Most of us just see the scorching, tortured feelings that Olivia and Fitz have for each other on Scandal, where the love is fierce when there’s love and the hatred even fiercer when there’s hate. But Mellie feels that, too. “All’s fair in love and war, and she was pulling no punches,” Young says. “But it was always out of the pain, always out of the love. It was never a cold sort of unemotional villain. She’d be screaming something horrible to him, but underneath it’s like, 'Why don’t you love me anymore?’”

Then there’s the controversial rape scene. One camp saw it as necessary to understand why Mellie acts a certain way. But just as many thought of it as a cheap plot device used to, perhaps misogynistically, “humanize” Scandal’s female villain. They rejected the idea that a character’s rape be used to make her more empathetic or likable. 

On a series that has depicted waterboarding, self-mutilation, dismembering, and one character chewing through her own wrists, it says a lot that the rape scene was one of the most unflinching and difficult-to-watch sequences Scandal has aired to date. And Young, once again with admirable eloquence, stands by it.

“To represent that particular kind of horror for a number of voiceless women was important for me, and how it played out in the story was important to me,” she says. “You know, if you look at her life as a pie chart, part of that pie chart is really frozen in time. Something traumatic causes a person to truncate himself or herself in that way. So, really, almost with a difficult truth it made my job easier, because it explains how she’s walking through her present.”

Give credit to Scandal’s writers and give credit to Young’s complex performance and nuanced characterization, though, because, with Scandal’s season finale set to air Thursday night, it's incredibly difficult to describe just how Mellie is “walking through her present.” The most basic question of all is the toughest one to answer: Is Mellie happy?

“I think the real question is, what would make Mellie happy?” Young counters. “Because she hasn’t even answered that question, and I think she wakes up every day trying to define the question in terms of the circumstances she has at hand.” But if she was actually forced to contemplate her happiness on a deeper level? “I don’t think she would allow herself to do that because it would be a tsunami of unaddressed guilt and grief and sorrow and rage, and she just doesn’t have the luxury, in such a crucible in the White House, the world is watching, and Mellie very much feels the burden of propriety.”
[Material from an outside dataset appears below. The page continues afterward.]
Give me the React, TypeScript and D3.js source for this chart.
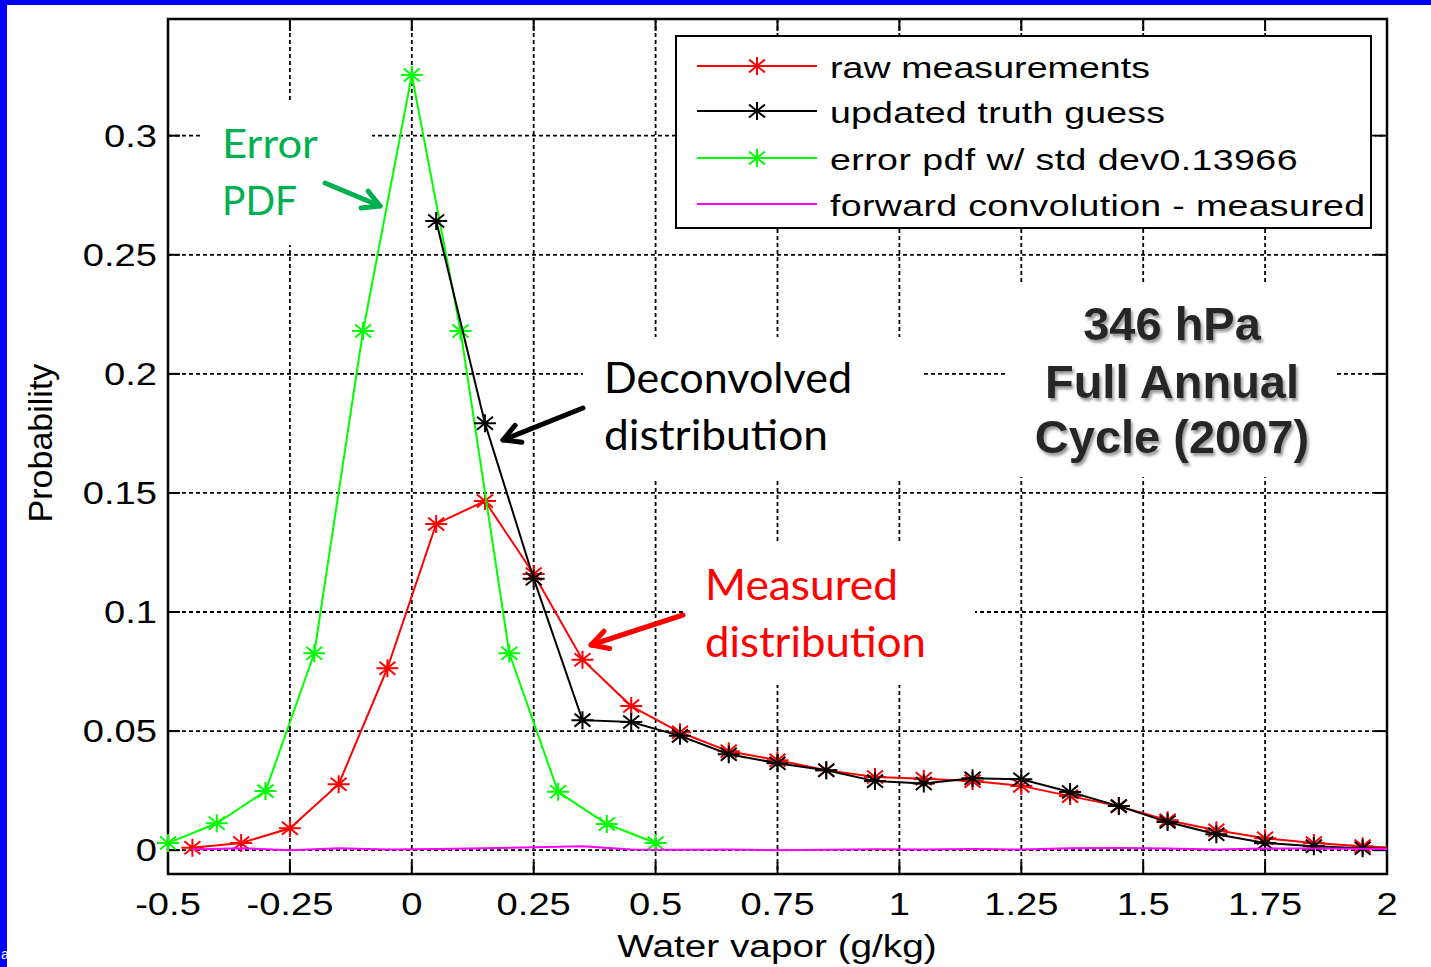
import React from 'react';
import * as d3 from 'd3';

const xTicks = [-0.5, -0.25, 0, 0.25, 0.5, 0.75, 1, 1.25, 1.5, 1.75, 2];
const xTickLabels = ['-0.5', '-0.25', '0', '0.25', '0.5', '0.75', '1', '1.25', '1.5', '1.75', '2'];
const yTicks = [0, 0.05, 0.1, 0.15, 0.2, 0.25, 0.3];
const yTickLabels = ['0', '0.05', '0.1', '0.15', '0.2', '0.25', '0.3'];

// error pdf (green)
const errorX = [-0.5, -0.4, -0.3, -0.2, -0.1, 0, 0.1, 0.2, 0.3, 0.4, 0.5];
const errorPdf = [0.003, 0.0113, 0.0248, 0.0827, 0.218, 0.3255, 0.218, 0.0827, 0.0245, 0.011, 0.003];

// raw measurements (red)
const rawX = [-0.45, -0.35, -0.25, -0.15, -0.05, 0.05, 0.15, 0.25, 0.35, 0.45, 0.55, 0.65, 0.75, 0.85, 0.95, 1.05, 1.15, 1.25, 1.35, 1.45, 1.55, 1.65, 1.75, 1.85, 1.95, 2.05];
const rawMeas = [0.001, 0.003, 0.0092, 0.0277, 0.0764, 0.137, 0.1466, 0.116, 0.08, 0.0605, 0.0495, 0.0415, 0.0378, 0.0336, 0.0307, 0.03, 0.029, 0.027, 0.0227, 0.0185, 0.0126, 0.0084, 0.005, 0.003, 0.0017, 0.0005];

// updated truth guess (black)
const truthX = [0.05, 0.15, 0.25, 0.35, 0.45, 0.55, 0.65, 0.75, 0.85, 0.95, 1.05, 1.15, 1.25, 1.35, 1.45, 1.55, 1.65, 1.75, 1.85, 1.95, 2.05];
const truthGuess = [0.2642, 0.1793, 0.114, 0.0546, 0.0538, 0.048, 0.0403, 0.0365, 0.0336, 0.029, 0.028, 0.0302, 0.0298, 0.0244, 0.0185, 0.0118, 0.0067, 0.003, 0.0017, 0.0008, 0.0004];

// forward convolution - measured (magenta)
const convX = rawX;
const convDiff = [0.0003, 0.0008, 0.0, 0.0008, 0.0003, 0.0005, 0.0008, 0.0012, 0.0017, 0.0003, 0.0002, 0.0003, 0.0, 0.0002, 0.0004, 0.0003, 0.0005, 0.0003, 0.0008, 0.0009, 0.0007, 0.0003, 0.0007, 0.0007, 0.0006, 0.0004];

const legendLabels = ['raw measurements', 'updated truth guess', 'error pdf w/ std dev0.13966', 'forward convolution - measured'];
const legendColors = ['#FF0000', '#000000', '#00FF00', '#FF00FF'];
const legendWidths = [256, 268, 374, 428];

const MFONT = '"Liberation Sans", Arial, Helvetica, sans-serif';
const AFONT = 'Lato, "Open Sans", sans-serif';

const L = 168, R = 1387, T = 19, B = 874;
const xs = d3.scaleLinear().domain([-0.5, 2]).range([L, R]);
const ys = d3.scaleLinear().domain([-0.01, 0.349]).range([B, T]);

const star = (x: number, y: number) => {
  const rx = 11, ry = 9, dx = 8, dy = 6.5;
  return `M${x - rx},${y}H${x + rx}M${x},${y - ry}V${y + ry}M${x - dx},${y - dy}L${x + dx},${y + dy}M${x - dx},${y + dy}L${x + dx},${y - dy}`;
};

const SText = ({ x, y, anchor = 'start', size = 30, children, fill = '#000', len }: any) => (
  <text
    transform={`translate(${x},${y}) scale(1.25,1)`}
    textAnchor={anchor}
    fontSize={size}
    fontFamily={MFONT}
    fill={fill}
    {...(len ? { textLength: len, lengthAdjust: 'spacing' } : {})}
  >
    {children}
  </text>
);

const Arrow = ({ x1, y1, x2, y2, color }: any) => {
  const ang = Math.atan2(y2 - y1, x2 - x1);
  const len = 19, a = 0.5;
  const p1 = [x2 - len * Math.cos(ang - a), y2 - len * Math.sin(ang - a)];
  const p2 = [x2 - len * Math.cos(ang + a), y2 - len * Math.sin(ang + a)];
  return (
    <g stroke={color} strokeWidth={5} fill="none" strokeLinecap="round" strokeLinejoin="round">
      <line x1={x1} y1={y1} x2={x2} y2={y2} />
      <path d={`M${p1[0]},${p1[1]}L${x2},${y2}L${p2[0]},${p2[1]}`} />
    </g>
  );
};

function Series({ xv, yv, color, markers = true }: any) {
  const pts: [number, number][] = xv.map((x: number, i: number) => [x, yv[i]]);
  const line = d3.line<[number, number]>().x(d => xs(d[0])).y(d => ys(d[1]));
  return (
    <g>
      <path d={line(pts) || ''} fill="none" stroke={color} strokeWidth={2} clipPath="url(#plotClip)" />
      {markers && (
        <path
          d={pts.filter(p => p[0] <= 2).map(p => star(xs(p[0]), ys(p[1]))).join('')}
          stroke={color}
          strokeWidth={2}
          fill="none"
        />
      )}
    </g>
  );
}

export default function App() {
  const legendRowY = [66, 111, 158, 204];
  return (
    <svg width={1431} height={967} style={{ position: 'absolute', left: 0, top: 0 }} xmlns="http://www.w3.org/2000/svg">
      <defs>
        <clipPath id="plotClip">
          <rect x={L} y={T} width={R - L} height={B - T} />
        </clipPath>
        <filter id="shadow" x="-20%" y="-20%" width="140%" height="140%">
          <feDropShadow dx="2" dy="3" stdDeviation="1.8" floodColor="#777" floodOpacity="0.75" />
        </filter>
        <filter id="lshadow" x="-200%" y="-5%" width="500%" height="110%">
          <feDropShadow dx="2" dy="2" stdDeviation="1.5" floodColor="#888" floodOpacity="0.7" />
        </filter>
      </defs>
      <rect x={0} y={0} width={1431} height={967} fill="#fff" />
      <rect x={0} y={0} width={1431} height={5} fill="#0000FF" />
      <rect x={0} y={0} width={7} height={967} fill="#0000FF" />
      <text x={1} y={959} fontSize={14} fill="#fff" fontFamily={MFONT}>a</text>

      {/* grid */}
      <g stroke="#000" strokeWidth={1.8} strokeDasharray="4 3">
        {xTicks.filter(t => t > -0.5 && t < 2).map(t => (
          <line key={'gx' + t} x1={xs(t)} x2={xs(t)} y1={T} y2={B} />
        ))}
        {yTicks.map(t => (
          <line key={'gy' + t} x1={L} x2={R} y1={ys(t)} y2={ys(t)} />
        ))}
      </g>

      {/* axes box and ticks */}
      <rect x={L} y={T} width={R - L} height={B - T} fill="none" stroke="#000" strokeWidth={2.5} />
      <g stroke="#000" strokeWidth={2}>
        {xTicks.map(t => (
          <g key={'tx' + t}>
            <line x1={xs(t)} x2={xs(t)} y1={B} y2={B - 12} />
            <line x1={xs(t)} x2={xs(t)} y1={T} y2={T + 12} />
          </g>
        ))}
        {yTicks.map(t => (
          <g key={'ty' + t}>
            <line x1={L} x2={L + 12} y1={ys(t)} y2={ys(t)} />
            <line x1={R} x2={R - 12} y1={ys(t)} y2={ys(t)} />
          </g>
        ))}
      </g>
      {xTicks.map((t, i) => (
        <SText key={'lx' + t} x={xs(t)} y={915} anchor="middle" size={30.5}>{xTickLabels[i]}</SText>
      ))}
      {yTicks.map((t, i) => (
        <SText key={'ly' + t} x={157} y={ys(t) + 11} anchor="end" size={30.5}>{yTickLabels[i]}</SText>
      ))}
      <SText x={777} y={957} anchor="middle" size={31}>Water vapor (g/kg)</SText>
      <text transform="translate(52,443) rotate(-90)" textAnchor="middle" fontSize={34} fontFamily={MFONT}>Probability</text>

      {/* data */}
      <Series xv={rawX} yv={rawMeas} color="#FF0000" />
      <Series xv={errorX} yv={errorPdf} color="#00FF00" />
      <Series xv={truthX} yv={truthGuess} color="#000000" />
      <Series xv={convX} yv={convDiff} color="#FF00FF" markers={false} />

      {/* zero line */}
      <line x1={xs(0) - 1.5} x2={xs(0) - 1.5} y1={30} y2={B} stroke="#000" strokeWidth={4.5} strokeDasharray="15 4 2 4" filter="url(#lshadow)" />

      {/* legend */}
      <rect x={676} y={36} width={695} height={192} fill="#fff" stroke="#000" strokeWidth={2} />
      {legendLabels.map((lab, i) => (
        <g key={lab}>
          <line x1={697} x2={817} y1={legendRowY[i]} y2={legendRowY[i]} stroke={legendColors[i]} strokeWidth={2} />
          {i < 3 && <path d={star(757, legendRowY[i])} stroke={legendColors[i]} strokeWidth={2} fill="none" />}
          <SText x={830} y={legendRowY[i] + 12} size={30} len={legendWidths[i]}>{lab}</SText>
        </g>
      ))}

      {/* annotation boxes */}
      <rect x={200} y={103} width={172} height={142} fill="#fff" />
      <rect x={583} y={337} width={340} height={143} fill="#fff" />
      <rect x={683} y={543} width={292} height={142} fill="#fff" />
      <rect x={1005} y={282} width={332} height={195} fill="#fff" />

      <g fontFamily={AFONT}>
        <text x={222} y={158} fontSize={40} fill="#00B050" textLength={96} lengthAdjust="spacingAndGlyphs">Error</text>
        <text x={222} y={215} fontSize={40} fill="#00B050" textLength={75} lengthAdjust="spacingAndGlyphs">PDF</text>
        <text x={604} y={393} fontSize={43} fill="#000" textLength={248} lengthAdjust="spacingAndGlyphs">Deconvolved</text>
        <text x={604} y={450} fontSize={43} fill="#000" textLength={224} lengthAdjust="spacingAndGlyphs">distribution</text>
        <text x={705} y={600} fontSize={42} fill="#FF0000" textLength={193} lengthAdjust="spacingAndGlyphs">Measured</text>
        <text x={705} y={657} fontSize={42} fill="#FF0000" textLength={221} lengthAdjust="spacingAndGlyphs">distribution</text>
      </g>

      <Arrow x1={325} y1={183} x2={380} y2={206} color="#00B050" />
      <Arrow x1={583} y1={408} x2={503} y2={440} color="#000" />
      <Arrow x1={683} y1={615} x2={591} y2={645} color="#FF0000" />

      <g fontFamily={MFONT} fontWeight="bold" fontSize={47} fill="#262626" textAnchor="middle" filter="url(#shadow)">
        <text x={1172} y={340}>346 hPa</text>
        <text x={1172} y={398}>Full Annual</text>
        <text x={1172} y={453}>Cycle (2007)</text>
      </g>
    </svg>
  );
}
Someone who seems to definitively be able to answer the question of personal happiness, however, is irrefutably Bellamy Young, who erupts with choruses about how she’s the “luckiest girl in the world” easily a half-dozen times during our discussion about Scandal.

A journeyman actor with over 60 credits, but all mostly supporting roles, the most high-profile of which were in Mission: Impossible III and the short-lived series Dirty Sexy Money, Young was originally supposed to be on board for just three episodes of Scandal’s first season. Young counts her blessings that the series took a more character-driven than procedural direction in its second season, during which she became a series regular. “I think they found that Mellie was a lever, you know?” Young guesses. “As an engine of mischief and mayhem and much suffering.” In other words, she was great TV.

“It’s like winning the lottery,” Young says. “I’m 44 and a woman in Hollywood, so a job this great is exponentially more unlikely because of my gender and my age.” More specifically, though, it’s the Shonda Rhimes Lottery she’s won, as the Scandal, Grey’s Anatomy, and Private Practice creator has made a name for herself assembling TV’s most diverse casts--be it race, sexual orientation, or age.

“It’s about souls, not bodies,” Young says. “I’m a longtime Shonda Rhimes fan, and that’s what makes her work really resonate with people. Because people see themselves in it. She hires souls and then she lets those souls be as messy as we are, you know? You get to be ugly, and life is often ugly.”

The reverse, though, describes the brilliance of Bellamy Young, who took a character who used to be so ugly and, to our collective surprise, turned her into someone complicated. Even beautiful.